From the entries that follow, reproduce exactly and only the lines from the line with "Give me the matplotlib source for this chart." to the line with "156, 114, 46]", endpoints included.

(Data items)
--- Begin ---

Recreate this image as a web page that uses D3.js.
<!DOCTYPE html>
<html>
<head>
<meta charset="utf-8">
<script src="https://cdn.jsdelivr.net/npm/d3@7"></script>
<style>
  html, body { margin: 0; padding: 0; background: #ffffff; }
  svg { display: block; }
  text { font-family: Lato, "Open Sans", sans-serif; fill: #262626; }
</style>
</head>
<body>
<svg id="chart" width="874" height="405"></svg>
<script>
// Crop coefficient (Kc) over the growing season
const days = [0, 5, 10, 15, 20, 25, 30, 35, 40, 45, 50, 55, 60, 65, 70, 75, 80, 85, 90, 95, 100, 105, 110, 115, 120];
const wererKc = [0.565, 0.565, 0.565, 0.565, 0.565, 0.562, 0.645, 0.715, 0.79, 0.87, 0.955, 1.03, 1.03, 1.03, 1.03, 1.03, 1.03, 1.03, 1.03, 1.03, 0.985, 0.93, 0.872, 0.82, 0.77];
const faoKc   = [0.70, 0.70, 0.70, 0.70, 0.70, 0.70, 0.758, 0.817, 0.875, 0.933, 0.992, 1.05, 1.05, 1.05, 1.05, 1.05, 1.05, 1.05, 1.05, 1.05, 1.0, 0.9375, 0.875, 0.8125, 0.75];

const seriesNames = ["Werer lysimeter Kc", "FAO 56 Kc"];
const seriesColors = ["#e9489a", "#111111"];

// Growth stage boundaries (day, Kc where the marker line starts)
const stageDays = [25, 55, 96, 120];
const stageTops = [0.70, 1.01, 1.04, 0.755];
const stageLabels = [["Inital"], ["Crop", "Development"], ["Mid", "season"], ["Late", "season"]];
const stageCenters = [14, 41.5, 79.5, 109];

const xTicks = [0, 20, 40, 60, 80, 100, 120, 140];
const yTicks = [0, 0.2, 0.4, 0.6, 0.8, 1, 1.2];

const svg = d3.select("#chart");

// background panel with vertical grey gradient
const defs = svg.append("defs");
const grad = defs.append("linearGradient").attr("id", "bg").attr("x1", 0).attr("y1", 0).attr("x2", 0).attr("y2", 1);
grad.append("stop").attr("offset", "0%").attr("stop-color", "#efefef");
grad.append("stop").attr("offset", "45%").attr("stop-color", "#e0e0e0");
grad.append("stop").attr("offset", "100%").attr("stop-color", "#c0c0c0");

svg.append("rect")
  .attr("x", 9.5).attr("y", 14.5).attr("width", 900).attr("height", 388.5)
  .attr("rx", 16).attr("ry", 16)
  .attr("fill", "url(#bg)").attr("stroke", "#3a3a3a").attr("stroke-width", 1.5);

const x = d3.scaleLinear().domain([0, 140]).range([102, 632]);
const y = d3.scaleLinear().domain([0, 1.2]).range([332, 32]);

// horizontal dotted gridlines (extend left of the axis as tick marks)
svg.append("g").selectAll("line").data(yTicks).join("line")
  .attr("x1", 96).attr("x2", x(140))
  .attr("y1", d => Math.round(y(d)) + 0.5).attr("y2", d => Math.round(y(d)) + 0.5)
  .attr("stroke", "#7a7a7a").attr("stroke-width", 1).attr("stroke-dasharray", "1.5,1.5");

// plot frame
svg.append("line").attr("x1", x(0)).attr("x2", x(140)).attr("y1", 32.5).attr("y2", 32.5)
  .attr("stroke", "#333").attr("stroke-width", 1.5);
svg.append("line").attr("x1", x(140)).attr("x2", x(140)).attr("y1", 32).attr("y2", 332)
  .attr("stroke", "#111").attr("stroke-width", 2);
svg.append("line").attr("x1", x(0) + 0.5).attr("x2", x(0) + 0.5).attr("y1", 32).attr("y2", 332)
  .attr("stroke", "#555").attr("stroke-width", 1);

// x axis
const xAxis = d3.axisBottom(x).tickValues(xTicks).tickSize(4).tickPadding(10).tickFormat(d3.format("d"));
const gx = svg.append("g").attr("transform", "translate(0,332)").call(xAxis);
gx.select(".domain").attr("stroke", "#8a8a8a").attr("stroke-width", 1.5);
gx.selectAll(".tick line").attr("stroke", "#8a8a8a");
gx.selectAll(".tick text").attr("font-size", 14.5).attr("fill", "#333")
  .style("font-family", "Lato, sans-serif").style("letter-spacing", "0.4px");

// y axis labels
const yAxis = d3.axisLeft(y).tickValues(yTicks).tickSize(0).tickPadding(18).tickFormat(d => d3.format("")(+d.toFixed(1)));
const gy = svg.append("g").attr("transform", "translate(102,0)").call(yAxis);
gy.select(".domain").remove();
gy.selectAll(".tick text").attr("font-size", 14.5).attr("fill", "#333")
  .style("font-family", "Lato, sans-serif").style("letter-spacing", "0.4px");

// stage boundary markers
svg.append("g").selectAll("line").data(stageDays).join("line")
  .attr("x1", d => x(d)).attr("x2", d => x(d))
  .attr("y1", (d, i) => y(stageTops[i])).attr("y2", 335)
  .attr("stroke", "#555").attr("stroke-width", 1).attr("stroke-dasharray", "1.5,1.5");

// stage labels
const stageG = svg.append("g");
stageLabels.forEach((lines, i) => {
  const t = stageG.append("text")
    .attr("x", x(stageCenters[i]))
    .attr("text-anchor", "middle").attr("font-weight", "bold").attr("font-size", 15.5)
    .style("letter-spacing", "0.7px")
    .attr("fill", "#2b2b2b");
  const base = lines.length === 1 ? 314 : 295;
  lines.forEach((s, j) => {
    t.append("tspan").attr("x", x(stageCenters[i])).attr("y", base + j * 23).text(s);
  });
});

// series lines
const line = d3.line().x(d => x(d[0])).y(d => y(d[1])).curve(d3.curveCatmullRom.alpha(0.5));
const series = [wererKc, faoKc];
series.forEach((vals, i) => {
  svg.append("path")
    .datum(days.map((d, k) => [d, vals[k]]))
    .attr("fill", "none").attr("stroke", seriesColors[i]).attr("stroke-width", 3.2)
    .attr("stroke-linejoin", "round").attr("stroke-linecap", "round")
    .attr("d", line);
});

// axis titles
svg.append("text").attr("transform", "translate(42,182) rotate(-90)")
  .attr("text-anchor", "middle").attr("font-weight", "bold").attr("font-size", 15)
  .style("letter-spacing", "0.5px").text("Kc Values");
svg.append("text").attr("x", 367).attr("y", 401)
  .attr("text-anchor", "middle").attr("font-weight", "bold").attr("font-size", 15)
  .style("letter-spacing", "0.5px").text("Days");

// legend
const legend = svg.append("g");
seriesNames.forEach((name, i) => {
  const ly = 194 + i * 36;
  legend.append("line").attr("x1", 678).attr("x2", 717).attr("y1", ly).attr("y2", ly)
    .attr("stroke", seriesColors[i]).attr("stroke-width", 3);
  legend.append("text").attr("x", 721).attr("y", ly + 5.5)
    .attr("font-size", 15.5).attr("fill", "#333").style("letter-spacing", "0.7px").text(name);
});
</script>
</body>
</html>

--- End ---
--- Begin ---

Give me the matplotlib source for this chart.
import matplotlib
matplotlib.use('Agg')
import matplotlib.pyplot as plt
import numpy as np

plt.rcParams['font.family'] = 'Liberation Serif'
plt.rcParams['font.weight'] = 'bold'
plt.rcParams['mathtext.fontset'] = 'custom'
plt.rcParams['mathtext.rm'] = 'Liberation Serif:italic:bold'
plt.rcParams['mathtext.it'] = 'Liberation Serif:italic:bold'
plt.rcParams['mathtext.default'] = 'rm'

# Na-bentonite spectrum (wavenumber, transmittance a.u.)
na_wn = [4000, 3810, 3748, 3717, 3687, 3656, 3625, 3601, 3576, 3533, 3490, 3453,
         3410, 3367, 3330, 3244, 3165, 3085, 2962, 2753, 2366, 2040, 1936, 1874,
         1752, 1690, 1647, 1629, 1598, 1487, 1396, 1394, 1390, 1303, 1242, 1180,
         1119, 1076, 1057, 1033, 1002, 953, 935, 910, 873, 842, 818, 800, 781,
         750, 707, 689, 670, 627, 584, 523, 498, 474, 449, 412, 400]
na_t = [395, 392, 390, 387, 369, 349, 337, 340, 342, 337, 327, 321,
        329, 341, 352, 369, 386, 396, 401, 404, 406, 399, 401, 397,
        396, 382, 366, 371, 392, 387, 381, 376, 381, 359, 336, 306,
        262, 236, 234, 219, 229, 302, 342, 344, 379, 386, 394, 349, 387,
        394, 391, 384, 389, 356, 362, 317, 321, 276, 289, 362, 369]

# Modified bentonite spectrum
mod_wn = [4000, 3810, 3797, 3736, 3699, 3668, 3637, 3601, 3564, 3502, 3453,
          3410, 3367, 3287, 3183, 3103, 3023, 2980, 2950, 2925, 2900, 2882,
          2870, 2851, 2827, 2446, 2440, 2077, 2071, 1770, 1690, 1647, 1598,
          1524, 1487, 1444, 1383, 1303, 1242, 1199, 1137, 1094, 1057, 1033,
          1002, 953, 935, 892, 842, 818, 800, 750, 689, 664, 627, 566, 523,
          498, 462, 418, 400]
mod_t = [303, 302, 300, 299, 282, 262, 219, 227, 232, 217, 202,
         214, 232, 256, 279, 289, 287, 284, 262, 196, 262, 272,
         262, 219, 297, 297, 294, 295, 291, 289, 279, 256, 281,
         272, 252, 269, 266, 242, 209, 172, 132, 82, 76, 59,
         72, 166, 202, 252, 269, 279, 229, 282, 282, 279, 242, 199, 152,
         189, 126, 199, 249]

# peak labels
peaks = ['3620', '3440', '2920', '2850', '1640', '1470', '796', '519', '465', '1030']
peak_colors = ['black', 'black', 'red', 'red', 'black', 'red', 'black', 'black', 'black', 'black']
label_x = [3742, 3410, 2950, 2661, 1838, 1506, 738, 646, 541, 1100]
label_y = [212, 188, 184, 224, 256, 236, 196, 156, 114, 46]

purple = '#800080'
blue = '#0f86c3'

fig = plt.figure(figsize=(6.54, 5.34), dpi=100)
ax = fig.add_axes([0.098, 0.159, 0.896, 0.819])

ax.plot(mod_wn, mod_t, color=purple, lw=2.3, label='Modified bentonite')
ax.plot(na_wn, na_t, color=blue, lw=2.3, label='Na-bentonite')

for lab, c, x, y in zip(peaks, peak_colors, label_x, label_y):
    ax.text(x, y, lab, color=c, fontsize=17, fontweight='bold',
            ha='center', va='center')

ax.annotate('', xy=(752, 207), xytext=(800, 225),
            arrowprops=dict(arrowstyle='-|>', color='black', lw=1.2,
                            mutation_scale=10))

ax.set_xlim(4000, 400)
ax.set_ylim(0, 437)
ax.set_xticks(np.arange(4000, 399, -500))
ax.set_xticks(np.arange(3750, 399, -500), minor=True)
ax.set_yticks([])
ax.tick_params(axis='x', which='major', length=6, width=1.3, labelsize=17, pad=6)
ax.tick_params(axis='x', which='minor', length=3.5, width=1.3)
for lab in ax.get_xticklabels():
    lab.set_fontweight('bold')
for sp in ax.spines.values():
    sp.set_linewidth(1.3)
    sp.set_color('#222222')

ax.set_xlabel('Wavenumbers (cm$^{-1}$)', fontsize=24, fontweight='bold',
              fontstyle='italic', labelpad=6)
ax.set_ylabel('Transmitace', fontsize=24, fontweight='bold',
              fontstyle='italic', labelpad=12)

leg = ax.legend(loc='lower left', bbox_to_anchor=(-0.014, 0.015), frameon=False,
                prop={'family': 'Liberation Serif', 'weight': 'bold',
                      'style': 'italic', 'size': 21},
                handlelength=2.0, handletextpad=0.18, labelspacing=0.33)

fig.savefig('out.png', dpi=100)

--- End ---

(Problem solution)
Give me the matplotlib source for this chart.
import matplotlib
matplotlib.use('Agg')
import matplotlib.pyplot as plt
import numpy as np

plt.rcParams['font.family'] = 'Liberation Serif'
plt.rcParams['font.weight'] = 'bold'
plt.rcParams['mathtext.fontset'] = 'custom'
plt.rcParams['mathtext.rm'] = 'Liberation Serif:italic:bold'
plt.rcParams['mathtext.it'] = 'Liberation Serif:italic:bold'
plt.rcParams['mathtext.default'] = 'rm'

# Na-bentonite spectrum (wavenumber, transmittance a.u.)
na_wn = [4000, 3810, 3748, 3717, 3687, 3656, 3625, 3601, 3576, 3533, 3490, 3453,
         3410, 3367, 3330, 3244, 3165, 3085, 2962, 2753, 2366, 2040, 1936, 1874,
         1752, 1690, 1647, 1629, 1598, 1487, 1396, 1394, 1390, 1303, 1242, 1180,
         1119, 1076, 1057, 1033, 1002, 953, 935, 910, 873, 842, 818, 800, 781,
         750, 707, 689, 670, 627, 584, 523, 498, 474, 449, 412, 400]
na_t = [395, 392, 390, 387, 369, 349, 337, 340, 342, 337, 327, 321,
        329, 341, 352, 369, 386, 396, 401, 404, 406, 399, 401, 397,
        396, 382, 366, 371, 392, 387, 381, 376, 381, 359, 336, 306,
        262, 236, 234, 219, 229, 302, 342, 344, 379, 386, 394, 349, 387,
        394, 391, 384, 389, 356, 362, 317, 321, 276, 289, 362, 369]

# Modified bentonite spectrum
mod_wn = [4000, 3810, 3797, 3736, 3699, 3668, 3637, 3601, 3564, 3502, 3453,
          3410, 3367, 3287, 3183, 3103, 3023, 2980, 2950, 2925, 2900, 2882,
          2870, 2851, 2827, 2446, 2440, 2077, 2071, 1770, 1690, 1647, 1598,
          1524, 1487, 1444, 1383, 1303, 1242, 1199, 1137, 1094, 1057, 1033,
          1002, 953, 935, 892, 842, 818, 800, 750, 689, 664, 627, 566, 523,
          498, 462, 418, 400]
mod_t = [303, 302, 300, 299, 282, 262, 219, 227, 232, 217, 202,
         214, 232, 256, 279, 289, 287, 284, 262, 196, 262, 272,
         262, 219, 297, 297, 294, 295, 291, 289, 279, 256, 281,
         272, 252, 269, 266, 242, 209, 172, 132, 82, 76, 59,
         72, 166, 202, 252, 269, 279, 229, 282, 282, 279, 242, 199, 152,
         189, 126, 199, 249]

# peak labels
peaks = ['3620', '3440', '2920', '2850', '1640', '1470', '796', '519', '465', '1030']
peak_colors = ['black', 'black', 'red', 'red', 'black', 'red', 'black', 'black', 'black', 'black']
label_x = [3742, 3410, 2950, 2661, 1838, 1506, 738, 646, 541, 1100]
label_y = [212, 188, 184, 224, 256, 236, 196, 156, 114, 46]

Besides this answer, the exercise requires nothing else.